日本で最高に売れているという彼女を、NYの人はほとんど知らない。
私も最近知ったばかりだ。 なじみの日本食の居酒屋でしつこく曲が流れていたせいもあって、覚えてしまった。
この間、 母と兄を連れてアポロシアターに行った。 昔は有名なスターが出たというが、今はボロボロの劇場で、見た目にはアマチュアーナイトとやらも近所の「のど自慢大会」に等しい。 時代遅れの舞台装置、 お粗末なバンド、 チープな照明。

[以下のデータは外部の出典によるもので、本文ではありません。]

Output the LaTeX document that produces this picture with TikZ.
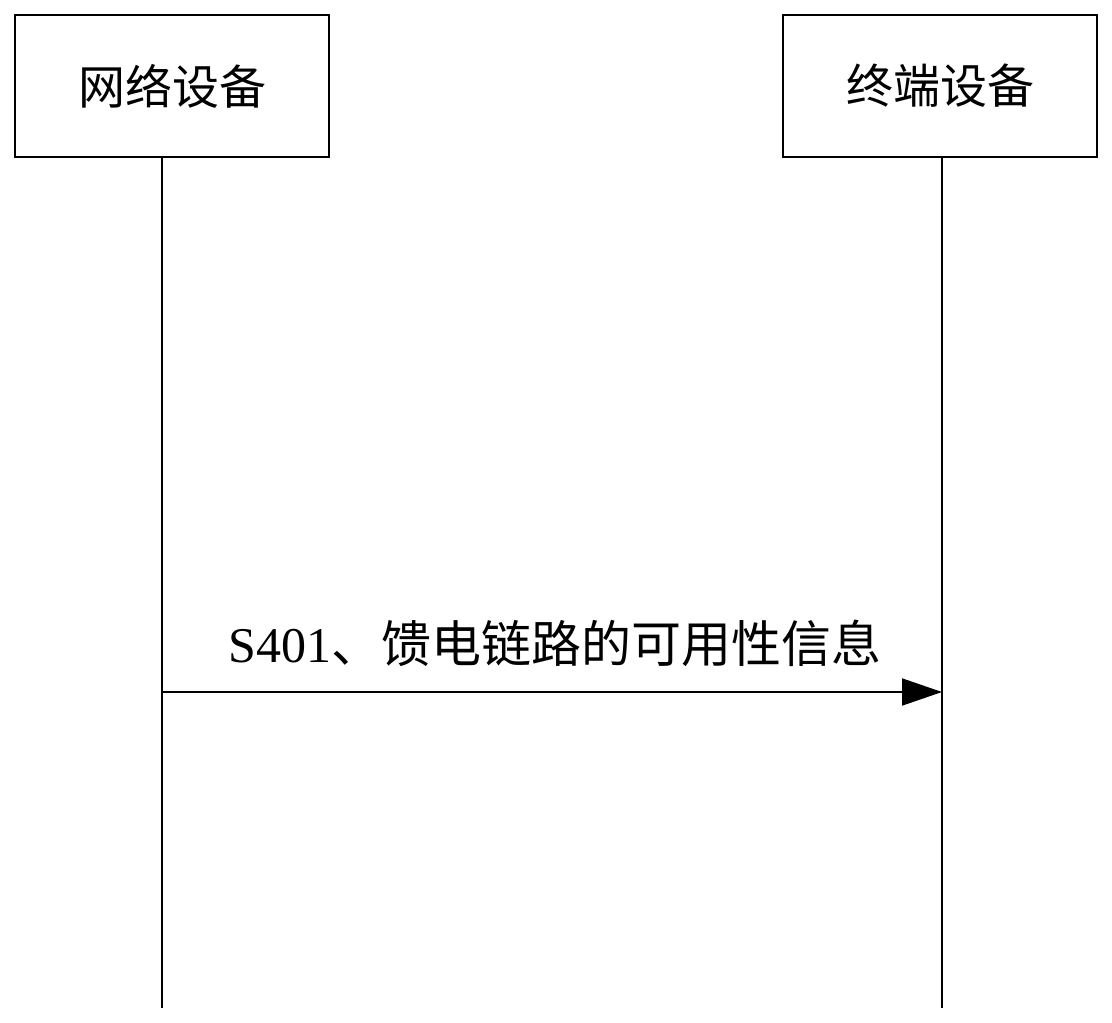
\documentclass[tikz,border=0pt]{standalone}
\usepackage{fontspec}
\setmainfont{Liberation Serif}
\newfontfamily\cjk{Noto Sans CJK SC}[Scale=1.0]
\usetikzlibrary{arrows.meta}
\tikzset{
  x=1pt, y=-1pt,
  actor/.style={draw, line width=2pt, minimum width=314pt, minimum height=142pt, inner sep=0pt, font=\fontsize{47}{54}\selectfont\cjk},
  life/.style={line width=2pt},
  msg/.style={line width=2pt, -{Triangle[length=40pt, width=27pt]}},
  lbl/.style={font=\fontsize{50}{58}\selectfont}
}
\begin{document}
\begin{tikzpicture}
\useasboundingbox (0,0) rectangle (1112,1023);
\node[actor] (net) at (172,86) {网络设备};
\node[actor] (ue) at (940,86) {终端设备};
\coordinate (netend) at (162,1008);
\coordinate (ueend) at (942,1008);
\draw[life] (net.south -| netend) -- (netend);
\draw[life] (ue.south -| ueend) -- (ueend);
\coordinate (a1) at (162,692);
\coordinate (a2) at (942,692);
\draw[msg] (a1) -- (a2);
\node[lbl, anchor=base] (lab) at (555,662) {S401{\cjk 、馈电链路的可用性信息}};
\end{tikzpicture}
\end{document}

しかし、 ここに出てくるアマチュアは素人とは思えないくらいレベルが高い。
ホイットニーヒューストンばりの声量のある太ったおばさんやら、 TLCと張り合うくらいの美人で声のいい三人の女性などが参加しているのであった。
私がふと思ったのは、 ウタダヒカルがここへ来て最後までブーイングされずに歌えるか?ということである。
日本人は日本のメディアに扇動されている。
彼女はたいして上手くない。
歌唱力なんてほとんど無い。 あんな鳥を絞め殺してるような声はそこいらのカラオケボックスに行けばいつでも聞けるはずだ。
繰り返し流れている彼女の音楽のせいで、 耳についているからなんとなく興味が湧いているに過ぎない。

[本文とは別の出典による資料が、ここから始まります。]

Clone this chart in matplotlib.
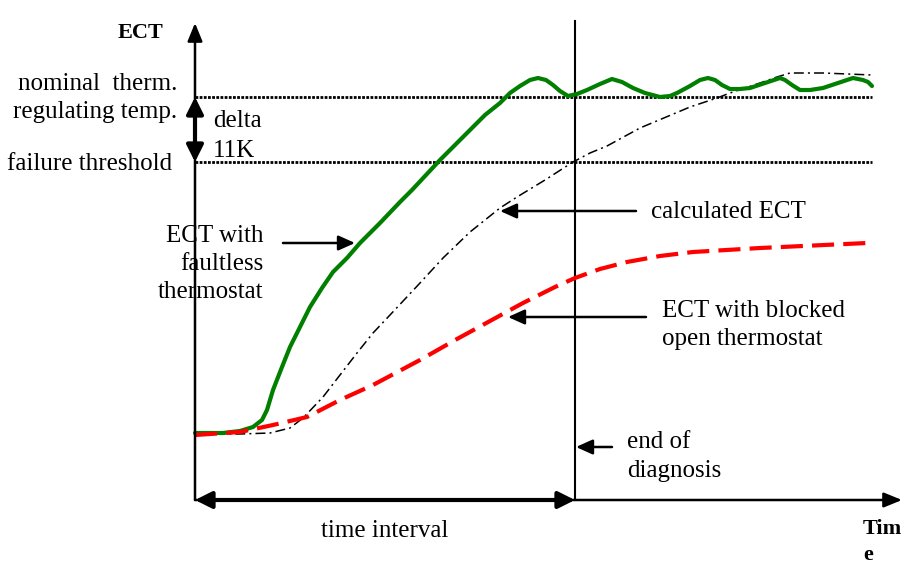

しかし、日本の文化が世界とは異なるものだと思えばそれは仕方のない事である。
新しい音楽なのかもしれない。
機械的で人間味のない音。
アメリカという国は、 どんなに気取っていても泥臭い文化がある。 NYだって人間くさい。文学や映画だって結局、 家族愛や夫婦愛が最後には決め手なのだ。
今、演歌を忘れた日本ができるのは、 愛を忘れた音、 愛を歌いながらも感情を感じさせないラテンのセンスなのである。

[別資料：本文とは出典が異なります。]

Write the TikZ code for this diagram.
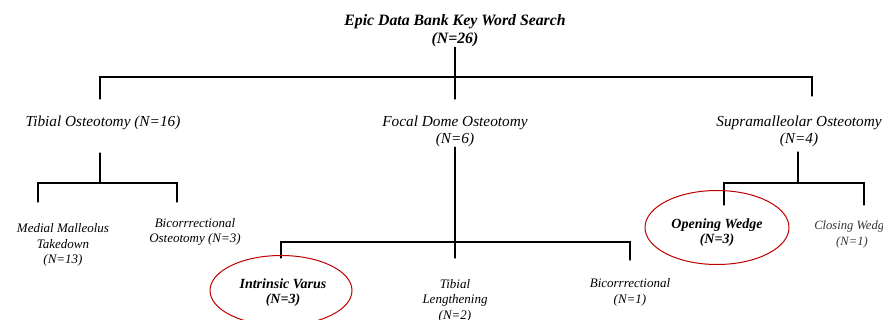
\documentclass[tikz,border=0pt]{standalone}
\usepackage{fontspec}
\setmainfont{Liberation Serif}
\usetikzlibrary{positioning,calc}

\begin{document}
\begin{tikzpicture}[x=1pt,y=-1pt,
  lvl/.style={font=\itshape\fontsize{15.3}{17}\selectfont,align=center,inner sep=0pt},
  leaf/.style={font=\itshape\fontsize{13}{15.5}\selectfont,align=center,inner sep=0pt},
  keyleaf/.style={font=\bfseries\itshape\fontsize{14}{15.5}\selectfont,align=center,inner sep=0pt},
  ring/.style={draw=red!75!black,line width=1pt},
  tree/.style={line width=1.1pt,line cap=round}]
\useasboundingbox (0,0) rectangle (883,320);
% top of the search
\node[font=\bfseries\itshape\fontsize{15.8}{18}\selectfont,align=center,inner sep=0pt]
  (search) at (455,31) {Epic Data Bank Key Word Search\\(N=26)};
% first split
\node[lvl] (tibial) at (103,123) {Tibial Osteotomy (N=16)};
\node[lvl] (focal) at (455,131.5) {Focal Dome Osteotomy\\(N=6)};
\node[lvl] (supra) at (799,131.5) {Supramalleolar Osteotomy\\(N=4)};
% tibial osteotomy leaves
\node[leaf] (medial) at (63,245) {Medial Malleolus\\Takedown\\(N=13)};
\node[leaf] (bicorost) at (195,232) {Bicorrrectional\\Osteotomy (N=3)};
% focal dome leaves
\node[keyleaf] (varus) at (283,292.5) {Intrinsic Varus\\(N=3)};
\node[leaf] (lengthen) at (455,300.5) {Tibial\\Lengthening\\(N=2)};
\node[leaf] (bicor) at (630,292.5) {Bicorrrectional\\(N=1)};
% supramalleolar leaves
\node[keyleaf] (opening) at (717,232.5) {Opening Wedge\\(N=3)};
\node[leaf,font=\itshape\fontsize{12.6}{15.5}\selectfont,text=black!80] (closing) at (852,234.5) {Closing Wedge\\(N=1)};
% junctions
\coordinate (j0) at (455,77);
\coordinate (jt) at (100,183);
\coordinate (jf) at (455,242);
\coordinate (js) at (798,183);
% main bar
\draw[tree] (search.south) -- ($(j0)+(0,22)$);
\draw[tree] ($(jt|-j0)+(0,22)$) -- (jt|-j0) -- ($(812,77)$) -- ++(0,19);
% tibial branch
\draw[tree] ($(jt)+(0,-30)$) -- (jt);
\draw[tree] ($(jt-|38,0)+(0,19)$) |- (jt) -| ($(jt-|177,0)+(0,19)$);
% focal dome branch
\draw[tree] (focal.south) -- ($(jf)+(0,16)$);
\draw[tree] ($(jf-|281,0)+(0,16)$) -- (jf-|281,0) -- (jf-|630,0) -- ++(0,18);
% supramalleolar branch
\draw[tree] ($(js)+(0,-31)$) -- (js);
\draw[tree] ($(js-|724,0)+(0,22)$) -- (js-|724,0) -- (js-|864,0) -- ++(0,22);
% circled results
\draw[ring] ($(varus)+(-2,-2)$) ellipse [x radius=71, y radius=35];
\draw[ring] ($(opening)+(0,-5)$) ellipse [x radius=72, y radius=37];
\end{tikzpicture}
\end{document}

ラテンはリッキーマーティンを頭に大ブレークしている。
なぜかラテン系のやつはいつも冷たいくせに仲間意識だけは強い。 しかし、 どこか冷たい、 だめなものはだめなのだと割り切れるラテンのあっさりした意識がある。 根性、人情といった浪花節は必要ない。
ウタダヒカルが世界に、 いや故郷NY?に錦を飾るには、 ブルックリンから地下鉄でマンハッタンへ通って歌手を夢見ていたラティーノのジェニファーロペスみたくラテンに生きるしか、 残される道はない。 まあ川崎真世の奥さんと同様、 NYで売れなくても日本で十分稼いでるから平気なはずだが。